Tuesday, March 18, 2008

Back when I was 4 . . . and cruel

I am why the Rev. Jeremiah Wright is so angry.

I also am why it's such a tragedy that Barack Obama's friend and former pastor has let his anger -- and he does have every good reason to be damned angry -- define him.

I am white. I grew up in, and was indoctrinated by, the segregated South. I went to a legally segregated public school until fourth grade. And, as a child, everybody I knew was about as racist as a late-June day is long.

Black folks were "niggers" -- at least in the lexicon of the common . . . like me and mine. You didn't go to school with them, it was illegal to marry them, they got all the jobs that were "beneath" white people and -- when it was your time to go -- you didn't get sent on your way via the same church, funeral home or graveyard.

It's just the way things were in Baton Rouge, La., when I came on the scene 47 years ago next Monday. It remained that way, in slowly diminishing thoroughness, up to the time I reached adulthood. And some of it hangs on to this day.

THIS MORNING, the Democratic presidential candidate -- in so much hot water over what his pastor said and when did Obama know he said it -- gave a masterful speech on race relations in America. It may have been the most blunt and honest speech on the matter I've ever heard a politician give.

Louisiana Gov. Earl Long may have given a more succinct, more colorful, more imperfect and more courageous version of that speech before a wild-eyed bunch of segregationists in the state Senate, but that was nearly two years before I was born. It got him thrown in a Texas nuthouse . . . so he couldn't exercise his gubernatorial power from his rubber room.

Barack Obama, at long last, has said what so long has needed to be said . . . in the manner it needed to be said. It's important, and his life -- and my life -- testify to why it's so important.

Having been born into a racist family in a segregated state, I was indoctrinated into America's original sin from my first moments of awareness. I did about the worst thing you could do to an African-American man -- at least, the worst thing short of murder or extreme physical violence -- by the time I was 4 years old.

I remember that I was sick, and that the doctor had called in a prescription to Andrew's Rexall Drugs. In the mid-1960s, drugstores still delivered. And we all know who the "delivery boys" were, at least in the segregated South.

SOON ENOUGH, there was a knock at the door. Back then, our house had no air conditioning. On that warm day, all the windows were wide open, and there was little fear that someone was going to burst through the screen door to rob, rape and kill you.

So the delivery man heard well when I ran toward the kitchen, yelling at the top of my lungs.

"Mama, the drugstore nigger's here!"

I think my mother had decency enough to be embarrassed as the man took her money and handed over the prescription as he muttered, "I'm not a nigger." I wonder what that poor man must have felt -- what a man old enough to be my father felt -- when this little white boy was blithely, naturally as he breathed in the air, running around the house announcing the presence of the fill-in-the-blank "nigger."
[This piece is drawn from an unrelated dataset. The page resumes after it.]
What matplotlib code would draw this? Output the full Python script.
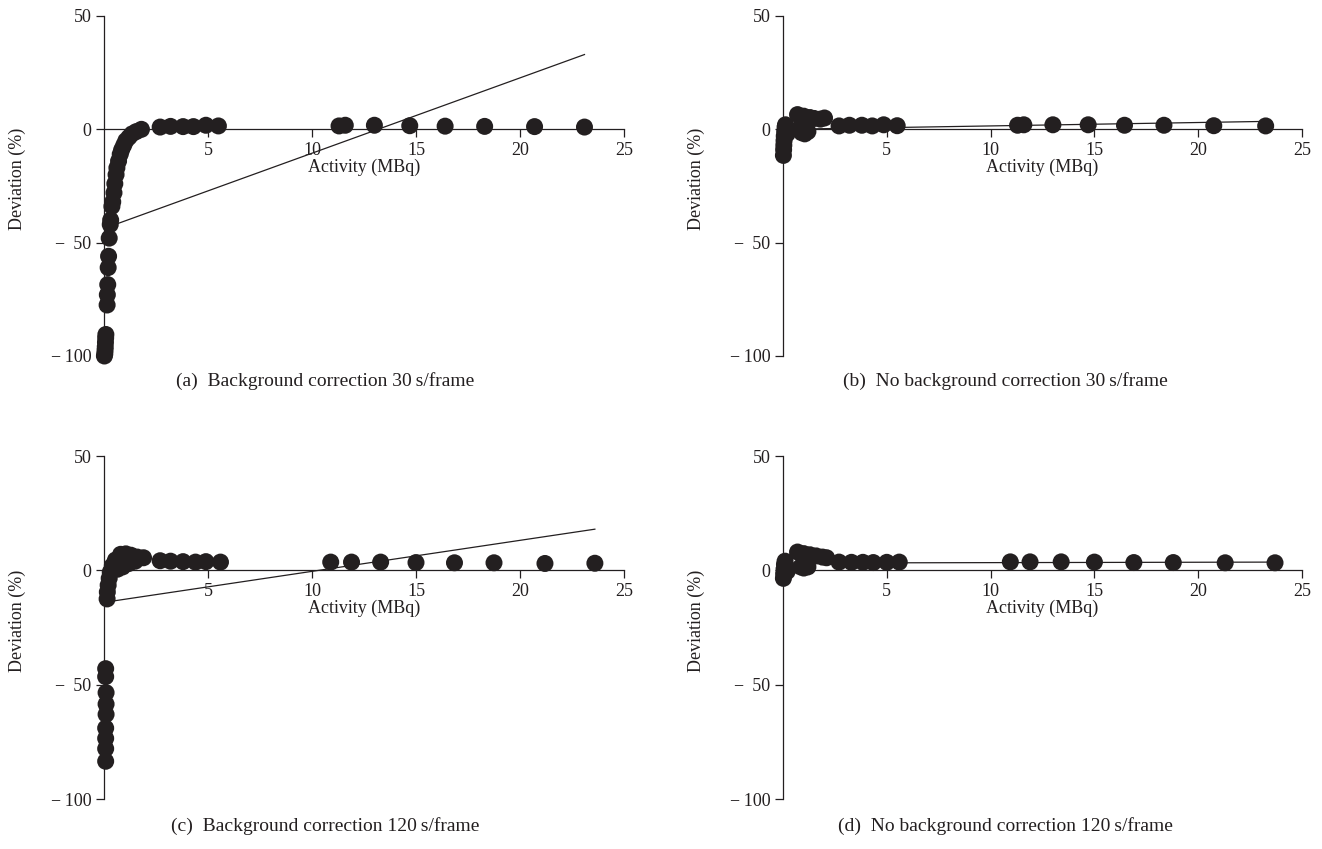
import matplotlib
matplotlib.use('Agg')
import matplotlib.pyplot as plt

plt.rcParams['font.family'] = ['Liberation Serif', 'DejaVu Serif']
plt.rcParams['axes.unicode_minus'] = True

# ---------------- data ----------------
x_ticks = [5, 10, 15, 20, 25]
y_ticks = [50, 0, -50, -100]
y_tick_labels = ['50', '0', '\u2212\u2009 50', '\u2212\u2009100']

# (a) Background correction 30 s/frame
a_x = [0.02, 0.04, 0.05, 0.06, 0.07, 0.08, 0.09,
       0.15, 0.16, 0.18, 0.20, 0.22, 0.25, 0.30, 0.32, 0.38, 0.42, 0.48, 0.52,
       0.58, 0.62, 0.70, 0.78, 0.85, 0.95, 1.05, 1.20, 1.35, 1.55, 1.80,
       2.7, 3.2, 3.8, 4.3, 4.9, 5.5,
       11.3, 11.6, 13.0, 14.7, 16.4, 18.3, 20.7, 23.1]
a_y = [-100, -99, -97.5, -96, -94, -92, -90.5,
       -77.5, -73, -68.5, -61, -56, -48, -42, -40, -34, -32, -28, -24,
       -20, -17, -14, -11, -9, -7, -5, -3.5, -2, -1, 0,
       1.0, 1.3, 1.2, 1.2, 1.8, 1.5,
       1.5, 1.8, 1.8, 1.6, 1.4, 1.3, 1.2, 1.0]
a_trend_x = [0.02, 23.1]
a_trend_y = [-43.7, 33.0]

# (b) No background correction 30 s/frame
b_x = [0.02, 0.03, 0.04, 0.05, 0.06, 0.08, 0.10, 0.12, 0.20, 0.15,
       0.7, 1.0, 1.3, 1.5, 1.8, 2.0,
       0.9, 1.05, 1.2, 0.8,
       2.7, 3.2, 3.8, 4.3, 4.85, 5.5,
       11.3, 11.6, 13.0, 14.7, 16.45, 18.35, 20.75, 23.25]
b_y = [-11.5, -9, -7, -5, -3, -1, 1, 2, -2, 0,
       6.5, 5.8, 5.2, 4.8, 4.5, 5.0,
       -1.5, -2, -1, 0.5,
       1.5, 1.8, 1.8, 1.5, 2.0, 1.6,
       1.8, 2.0, 2.0, 2.0, 1.8, 1.8, 1.6, 1.5]
b_trend_x = [0.02, 23.25]
b_trend_y = [0.0, 3.5]

# (c) Background correction 120 s/frame
c_x = [0.08, 0.08, 0.10, 0.10, 0.10, 0.08, 0.08, 0.08, 0.08,
       0.15, 0.16, 0.20, 0.25, 0.30, 0.40, 0.55, 0.80, 1.05, 1.30, 1.60, 1.90,
       0.90, 0.65, 1.20, 1.50,
       2.7, 3.2, 3.8, 4.4, 4.9, 5.6,
       10.9, 11.9, 13.3, 15.0, 16.85, 18.75, 21.2, 23.6]
c_y = [-43, -46.5, -53.5, -58.5, -63, -69, -73.5, -78, -83.5,
       -12.5, -9.5, -6.5, -3.5, -0.8, 2, 4.5, 7, 7.2, 6.6, 5.8, 5.5,
       1.5, 0.5, 3, 4,
       4.2, 4.0, 3.8, 3.6, 3.8, 3.6,
       3.6, 3.6, 3.6, 3.4, 3.3, 3.3, 3.0, 3.1]
c_trend_x = [0.08, 23.6]
c_trend_y = [-13.9, 18.0]

# (d) No background correction 120 s/frame
d_x = [0.02, 0.03, 0.05, 0.07, 0.10, 0.15, 0.20,
       0.7, 1.0, 1.3, 1.6, 1.9, 2.1,
       0.85, 1.0, 1.2,
       2.7, 3.3, 3.85, 4.35, 5.0, 5.6,
       10.95, 11.9, 13.4, 15.0, 16.9, 18.8, 21.3, 23.7]
d_y = [-3.5, -1.5, 0.5, 2.5, 4, 1, -0.5,
       8, 7.3, 6.8, 6.3, 5.8, 5.5,
       1.5, 1.0, 1.5,
       3.6, 3.5, 3.5, 3.4, 3.5, 3.6,
       3.7, 3.7, 3.7, 3.6, 3.4, 3.4, 3.3, 3.3]
d_trend_x = [0.02, 23.7]
d_trend_y = [3.2, 3.6]

captions = ['(a)  Background correction 30\u2009s/frame',
            '(b)  No background correction 30\u2009s/frame',
            '(c)  Background correction 120\u2009s/frame',
            '(d)  No background correction 120\u2009s/frame']

# ---------------- layout ----------------
W, H = 1322, 849
fig = plt.figure(figsize=(W / 100, H / 100), dpi=100)

INK = '#231f20'
FS = 13


def panel(rect, xs, ys, tx, ty, caption, cap_xy):
    left, right, top, bottom = rect
    ax = fig.add_axes([left / W, 1 - bottom / H, (right - left) / W, (bottom - top) / H])
    ax.plot(tx, ty, color=INK, lw=0.9, zorder=2, clip_on=False)
    ax.scatter(xs, ys, s=150, color=INK, edgecolors='none', zorder=3, clip_on=False)
    ax.set_xlim(0, 25)
    ax.set_ylim(-100, 50)
    for s in ('top', 'right'):
        ax.spines[s].set_visible(False)
    ax.spines['bottom'].set_position(('data', 0))
    for s in ('left', 'bottom'):
        ax.spines[s].set_linewidth(0.9)
        ax.spines[s].set_color(INK)
    ax.set_xticks(x_ticks)
    ax.set_xticklabels([str(t) for t in x_ticks])
    ax.set_yticks(y_ticks)
    ax.set_yticklabels(y_tick_labels)
    ax.tick_params(axis='both', direction='out', length=6, width=0.9, color=INK,
                   labelsize=FS, labelcolor=INK, pad=3)
    ax.set_xlabel('Activity (MBq)', fontsize=FS, color=INK, labelpad=0)
    ax.set_ylabel('Deviation (%)', fontsize=FS, color=INK)
    ax.yaxis.set_label_coords(-0.15, 0.52)
    ax.patch.set_visible(False)
    fig.text(cap_xy[0] / W, 1 - cap_xy[1] / H, caption, ha='center', va='center',
             fontsize=FS + 1, color=INK)
    return ax


panel((104, 624, 16, 356), a_x, a_y, a_trend_x, a_trend_y, captions[0], (325, 381))
panel((783, 1302, 16, 356), b_x, b_y, b_trend_x, b_trend_y, captions[1], (1005, 381))
panel((104, 624, 456, 799), c_x, c_y, c_trend_x, c_trend_y, captions[2], (325, 826))
panel((783, 1302, 456, 799), d_x, d_y, d_trend_x, d_trend_y, captions[3], (1005, 826))

fig.savefig('out.png', dpi=100)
What does it do to a man to be so cavalierly dehumanized even by a small child? What does it do to a small child to so cavalierly dehumanize a man he ought to be calling "sir"? At least in a more rightly ordered society.

What does it do to a country when so much of what is considered "normality" is in reality cruel and inhuman?

It warps it, is what it does. It perpetuates an endless feedback loop of dysfunction.

I grew up in a sick society, as have many in this country. It takes a lifetime of hard work, introspection and (frankly) grace to overcome that. I'm still working on it.

Barack Obama's working on it, albeit from a different angle than I am. So is, I suspect, Jeremiah Wright, who comes from the perspective of that ill-fated drugstore delivery man . . . though it's obvious he has more work to do. Hurtful things -- the immense human tragedy of America's original sin -- have molded the retired pastor and led to anger that is righteous . . . to an extent.

BUT WHEN IT defines a man -- when it defines large segments of society -- it is no longer righteous. It just adds to the tragedy. Like the tragedy of a presidential candidate potentially going down in flames because he gave an angry old friend the benefit of the doubt.

Race (and racism) always has been a complicated matter in this country. And nowhere in this country has it been more complicated than in the Deep South.

I, the Caucasian son of racist children of racist parents in a racist land, just might be -- for all I know -- related to the angry (and black) Rev. Wright. I mean, if Barack Obama is kin to Dick Cheney, anything is possible.

A great uncle of mine was disowned by his family for marrying a Creole woman in New Orleans. Disowned by my grandfather who, I'm told, used to laugh about sleeping with black women who were good enough as sexual playthings but just not good enough to be a wife.

Or to treat as a human being.

I JUST FOUND OUT I have a black first cousin on the other side of the family. I wonder how many African-American aunts or uncles I might have on the philandering grandfather's.

And I wonder whether, in some cruel twist of fate, I might have been calling my own flesh and blood "nigger" when I was 4 -- back when evil was normative.